Wednesday, January 27, 2010

Exodus, Chapter 1

Oh boy! The story of the Israelites' trials and tribulations in Egypt, aka the book of Moses, the supposed author of the book.

He isn't in chapter one, though. It's just scene-setting. The story has advanced several hundred years and as promised Israel's children have been fruitful and multiplied to the point where Egypt is now in a population crisis, specifically a Hebrew population crisis. The latest Pharaoh (none of them ever gets a name) is worried that there are too many of them, not enough of us. A reverse of Eurabia if you will. What would that be? Cohenic Cairo? Sorry. London, Ontario, Canada, where I grew up, is not exactly the Jewish-joke capital of the world, nor is Rotterdam, Holland, where I live now.

Anyway, he gives the people license to harass the Israelites, but the worse they treat them, the more of them there are. Kind of like Gaza? So they sort of kind of but not really enslave them, and make them build stuff and work the fields and they aren't very nice, but it still doesn't work. They breed like rabbits.

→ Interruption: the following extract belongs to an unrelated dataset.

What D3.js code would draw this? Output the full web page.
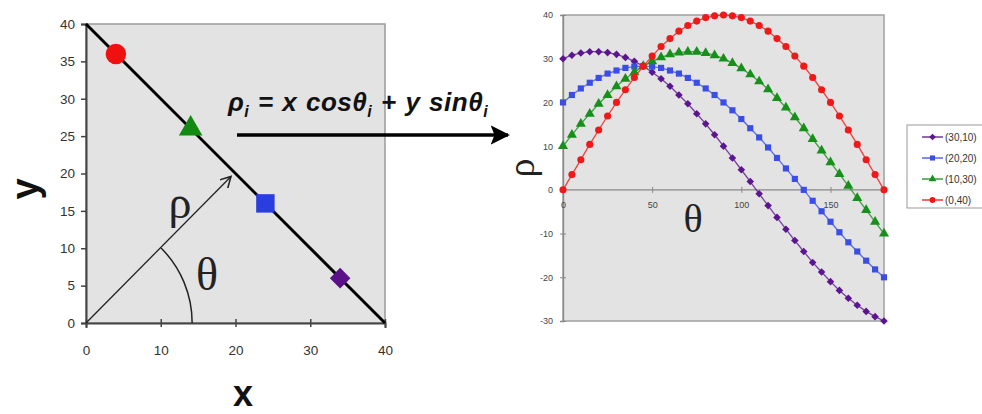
<!DOCTYPE html>
<html>
<head>
<meta charset="utf-8">
<script src="https://cdn.jsdelivr.net/npm/d3@7"></script>
<style>
  body { margin: 0; background: #fff; }
  svg { display: block; }
  text { font-family: "Liberation Sans", Arial, sans-serif; }
</style>
</head>
<body>
<svg id="chart" width="982" height="414"></svg>
<script>
// ---- data ----
// left panel: points lying on the line from (0,40) to (40,0)
var pointX = [4, 14, 24, 34];
var pointY = [36, 26, 16, 6];
var pointShape = ["circle", "triangle", "square", "diamond"];
var pointColor = ["#f01010", "#128a12", "#2a3ee0", "#5a1088"];
var lineX = [0, 40];
var lineY = [40, 0];
var leftTicks = [0, 5, 10, 15, 20, 25, 30, 35, 40];
var leftXTicks = [0, 10, 20, 30, 40];

// right panel: rho vs theta, one series per point
var theta = [0, 5, 10, 15, 20, 25, 30, 35, 40, 45, 50, 55, 60, 65, 70, 75, 80, 85, 90,
  95, 100, 105, 110, 115, 120, 125, 130, 135, 140, 145, 150, 155, 160, 165, 170, 175, 180];
var seriesNames = ["(30,10)", "(20,20)", "(10,30)", "(0,40)"];
var rho3010 = [30, 30.8, 31.3, 31.6, 31.6, 31.4, 31.0, 30.3, 29.4, 28.3, 26.9, 25.4, 23.7, 21.7, 19.7, 17.4, 15.1, 12.6, 10,
  7.3, 4.6, 1.9, -0.9, -3.6, -6.3, -9.0, -11.6, -14.1, -16.6, -18.8, -21.0, -23.0, -24.8, -26.4, -27.8, -29.0, -30];
var rho2020 = [20, 21.7, 23.2, 24.5, 25.6, 26.6, 27.3, 27.9, 28.2, 28.3, 28.2, 27.9, 27.3, 26.6, 25.6, 24.5, 23.2, 21.7, 20,
  18.2, 16.2, 14.1, 12.0, 9.7, 7.3, 4.9, 2.5, 0, -2.5, -4.9, -7.3, -9.7, -12.0, -14.1, -16.2, -18.2, -20];
var rho1030 = [10, 12.6, 15.1, 17.4, 19.7, 21.7, 23.7, 25.4, 26.9, 28.3, 29.4, 30.3, 31.0, 31.4, 31.6, 31.6, 31.3, 30.8, 30,
  29.0, 27.8, 26.4, 24.8, 23.0, 21.0, 18.8, 16.6, 14.1, 11.6, 9.0, 6.3, 3.6, 0.9, -1.9, -4.6, -7.3, -10];
var rho0040 = [0, 3.5, 6.9, 10.4, 13.7, 16.9, 20, 22.9, 25.7, 28.3, 30.6, 32.8, 34.6, 36.3, 37.6, 38.6, 39.4, 39.8, 40,
  39.8, 39.4, 38.6, 37.6, 36.3, 34.6, 32.8, 30.6, 28.3, 25.7, 22.9, 20, 16.9, 13.7, 10.4, 6.9, 3.5, 0];
var seriesValues = [rho3010, rho2020, rho1030, rho0040];
var seriesShape = ["diamond", "square", "triangle", "circle"];
var seriesColor = ["#5c1590", "#3a4ee6", "#16901a", "#f01818"];
var rightYTicks = [-30, -20, -10, 0, 10, 20, 30, 40];
var rightXTicks = [0, 50, 100, 150];

var svg = d3.select("#chart");

// marker shapes; the diamond is a square turned 45 degrees
function markerPath(shape, size) {
  if (shape === "diamond") {
    var h = Math.sqrt(size) / 2 * 1.3;
    return "M0," + (-h) + "L" + h + ",0L0," + h + "L" + (-h) + ",0Z";
  }
  var types = {circle: d3.symbolCircle, triangle: d3.symbolTriangle, square: d3.symbolSquare};
  return d3.symbol().type(types[shape]).size(size)();
}

// arrowheads
var defs = svg.append("defs");
defs.append("marker")
  .attr("id", "bigArrow")
  .attr("viewBox", "0 0 10 10")
  .attr("refX", 9).attr("refY", 5)
  .attr("markerWidth", 5.5).attr("markerHeight", 5.5)
  .attr("markerUnits", "strokeWidth")
  .attr("orient", "auto")
  .append("path")
  .attr("d", "M0,0L10,5L0,10L2,5Z")
  .attr("fill", "#000");
defs.append("marker")
  .attr("id", "openArrow")
  .attr("viewBox", "0 0 10 10")
  .attr("refX", 9).attr("refY", 5)
  .attr("markerWidth", 12).attr("markerHeight", 12)
  .attr("markerUnits", "userSpaceOnUse")
  .attr("orient", "auto")
  .append("path")
  .attr("d", "M0,0L9,5L0,10")
  .attr("fill", "none")
  .attr("stroke", "#222")
  .attr("stroke-width", 1.3);

// ================= left panel =================
var lx = d3.scaleLinear().domain([0, 40]).range([86, 385]);
var ly = d3.scaleLinear().domain([0, 40]).range([323, 24]);

var left = svg.append("g");
left.append("rect")
  .attr("x", lx(0)).attr("y", ly(40))
  .attr("width", lx(40) - lx(0)).attr("height", ly(0) - ly(40))
  .attr("fill", "#e3e3e3")
  .attr("stroke", "#9a9a9a")
  .attr("stroke-width", 1.5);

var lyAxis = left.append("g")
  .attr("transform", "translate(" + lx(0) + ",0)")
  .call(d3.axisLeft(ly).tickValues(leftTicks).tickSize(5).tickPadding(6));
var lxAxis = left.append("g")
  .attr("transform", "translate(0," + ly(0) + ")")
  .call(d3.axisBottom(lx).tickValues(leftXTicks).tickSize(5).tickPadding(17));
[lyAxis, lxAxis].forEach(function(a) {
  a.select(".domain").attr("stroke", "#444").attr("stroke-width", 2);
  a.selectAll(".tick line").attr("stroke", "#444").attr("stroke-width", 1.5);
  a.selectAll(".tick text").attr("fill", "#333").style("font-size", "13.5px");
});
// x ticks cross the axis
lxAxis.selectAll(".tick line").attr("y1", -4).attr("y2", 4);
lyAxis.selectAll(".tick line").attr("x1", -5).attr("x2", 0);

// the line through the points
left.append("path")
  .datum(d3.zip(lineX, lineY))
  .attr("fill", "none")
  .attr("stroke", "#000")
  .attr("stroke-width", 3)
  .attr("d", d3.line().x(function(d) { return lx(d[0]); }).y(function(d) { return ly(d[1]); }));

// rho arrow and theta arc
left.append("line")
  .attr("x1", lx(0)).attr("y1", ly(0))
  .attr("x2", lx(19.4)).attr("y2", ly(19.6))
  .attr("stroke", "#222").attr("stroke-width", 1.3)
  .attr("marker-end", "url(#openArrow)");
var arcR = lx(14.2) - lx(0);
left.append("path")
  .attr("transform", "translate(" + lx(0) + "," + ly(0) + ")")
  .attr("d", d3.arc()({innerRadius: arcR, outerRadius: arcR, startAngle: Math.PI / 4, endAngle: Math.PI / 2}))
  .attr("fill", "none")
  .attr("stroke", "#222")
  .attr("stroke-width", 1.5);
left.append("text")
  .attr("x", 180).attr("y", 218)
  .attr("text-anchor", "middle")
  .style("font-family", "'Liberation Serif', 'Times New Roman', serif")
  .style("font-size", "46px")
  .attr("fill", "#222")
  .text("ρ");
left.append("text")
  .attr("x", 207).attr("y", 290)
  .attr("text-anchor", "middle")
  .style("font-family", "'Liberation Serif', 'Times New Roman', serif")
  .style("font-size", "46px")
  .attr("fill", "#222")
  .text("θ");

// points
var pointSize = {circle: 330, triangle: 240, square: 340, diamond: 250};
left.selectAll(".pt")
  .data(pointX.map(function(d, i) { return i; }))
  .enter().append("path")
  .attr("class", "pt")
  .attr("transform", function(i) { return "translate(" + lx(pointX[i]) + "," + ly(pointY[i]) + ")"; })
  .attr("d", function(i) { return markerPath(pointShape[i], pointSize[pointShape[i]]); })
  .attr("fill", function(i) { return pointColor[i]; });

// axis titles
left.append("text")
  .attr("transform", "translate(38,189) rotate(-90)")
  .attr("text-anchor", "middle")
  .style("font-size", "38px").style("font-weight", "bold")
  .attr("fill", "#111")
  .text("y");
left.append("text")
  .attr("x", 243).attr("y", 406)
  .attr("text-anchor", "middle")
  .style("font-size", "36px").style("font-weight", "bold")
  .attr("fill", "#111")
  .text("x");

// ================= formula arrow =================
var formula = svg.append("text")
  .attr("x", 228).attr("y", 111)
  .style("font-size", "26px").style("font-weight", "bold").style("font-style", "italic")
  .style("letter-spacing", "0.5px").style("word-spacing", "1px")
  .attr("fill", "#111");
formula.append("tspan").text("ρ");
formula.append("tspan").attr("dy", 6).style("font-size", "16px").text("i");
formula.append("tspan").attr("dy", -6).text(" = x cosθ");
formula.append("tspan").attr("dy", 6).style("font-size", "16px").text("i");
formula.append("tspan").attr("dy", -6).text(" + y sinθ");
formula.append("tspan").attr("dy", 6).style("font-size", "16px").text("i");
svg.append("line")
  .attr("x1", 237).attr("y1", 135)
  .attr("x2", 508).attr("y2", 135)
  .attr("stroke", "#000").attr("stroke-width", 3.5)
  .attr("marker-end", "url(#bigArrow)");

// ================= right panel =================
var rx = d3.scaleLinear().domain([0, 180]).range([563, 884]);
var ry = d3.scaleLinear().domain([-30, 40]).range([321, 15]);

var right = svg.append("g");
right.append("rect")
  .attr("x", rx(0)).attr("y", ry(40))
  .attr("width", rx(180) - rx(0)).attr("height", ry(-30) - ry(40))
  .attr("fill", "#e3e3e3")
  .attr("stroke", "#a0a0a0")
  .attr("stroke-width", 1.5);

var ryAxis = right.append("g")
  .attr("transform", "translate(" + rx(0) + ",0)")
  .call(d3.axisLeft(ry).tickValues(rightYTicks).tickSize(3).tickPadding(7));
var rxAxis = right.append("g")
  .attr("transform", "translate(0," + ry(0) + ")")
  .call(d3.axisBottom(rx).tickValues(rightXTicks).tickSize(3).tickPadding(9));
[ryAxis, rxAxis].forEach(function(a) {
  a.select(".domain").attr("stroke", "#888").attr("stroke-width", 1.3);
  a.selectAll(".tick line").attr("stroke", "#888");
  a.selectAll(".tick text").attr("fill", "#444").style("font-size", "9px");
});
ryAxis.selectAll(".tick text").text(function(d) { return d < 0 ? "-" + (-d) : d; });
rxAxis.select(".domain").attr("d", "M" + rx(0) + ",0H" + rx(180));
rxAxis.selectAll(".tick line").attr("y1", -3).attr("y2", 3);
ryAxis.selectAll(".tick line").attr("x1", -3).attr("x2", 3);

// series
var rline = d3.line()
  .x(function(d) { return rx(d[0]); })
  .y(function(d) { return ry(d[1]); });
var seriesSize = {diamond: 34, square: 38, triangle: 44, circle: 40};
seriesValues.forEach(function(vals, s) {
  var pts = d3.zip(theta, vals);
  right.append("path")
    .datum(pts)
    .attr("fill", "none")
    .attr("stroke", seriesColor[s])
    .attr("stroke-opacity", 0.8)
    .attr("stroke-width", 1.3)
    .attr("d", rline);
  right.selectAll(".m" + s)
    .data(pts)
    .enter().append("path")
    .attr("class", "m" + s)
    .attr("transform", function(d) { return "translate(" + rx(d[0]) + "," + ry(d[1]) + ")"; })
    .attr("d", markerPath(seriesShape[s], seriesSize[seriesShape[s]]))
    .attr("fill", seriesColor[s]);
});

// axis titles
right.append("text")
  .attr("transform", "translate(534,168) rotate(-90)")
  .attr("text-anchor", "middle")
  .style("font-family", "'Liberation Serif', 'Times New Roman', serif")
  .style("font-size", "38px")
  .attr("fill", "#222")
  .text("ρ");
right.append("text")
  .attr("x", 693).attr("y", 232)
  .attr("text-anchor", "middle")
  .style("font-family", "'Liberation Serif', 'Times New Roman', serif")
  .style("font-size", "40px")
  .attr("fill", "#222")
  .text("θ");

// legend
var legend = svg.append("g").attr("transform", "translate(907,125)");
legend.append("rect")
  .attr("width", 80).attr("height", 83)
  .attr("fill", "#fff")
  .attr("stroke", "#999");
seriesNames.forEach(function(name, s) {
  var g = legend.append("g").attr("transform", "translate(0," + (12 + s * 21) + ")");
  g.append("line")
    .attr("x1", 15).attr("x2", 36)
    .attr("stroke", seriesColor[s]).attr("stroke-width", 1.3);
  g.append("path")
    .attr("transform", "translate(25.5,0)")
    .attr("d", markerPath(seriesShape[s], 26))
    .attr("fill", seriesColor[s]);
  g.append("text")
    .attr("x", 38).attr("y", 3.5)
    .style("font-size", "10px")
    .attr("fill", "#333")
    .text(name);
});
</script>
</body>
</html>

The king finally calls the Hebrew midwives to him and tells them to kill the baby boys but spare the girls. They don't, not because it's barbaric, but because they fear god. As long as no one kills the cute little babies, I suppose. Pharaoh notices, of course and asks them why they didn't obey his commands. They lie and say that Hebrew women are lively (v. 19) and the babies have always arrived by the time they get there. God rewards them for this with houses, and Jerry twists himself in knots saying that the reward is for fearing god, not lying, but for those of us who can just relax and accept that this particular deity punishes and rewards more or less based on which side of the bed he woke up on that day know that it's actually for lying to the big baddie. Anyway, the people continue to breed unfettered. Finally, Pharaoh gets fed up and, since forced sterilization hasn't been invented yet, tells everybody, not just the Jews, to throw their sons into the river and keep the daughters. Great plan! This is going to go over really well, I can just tell!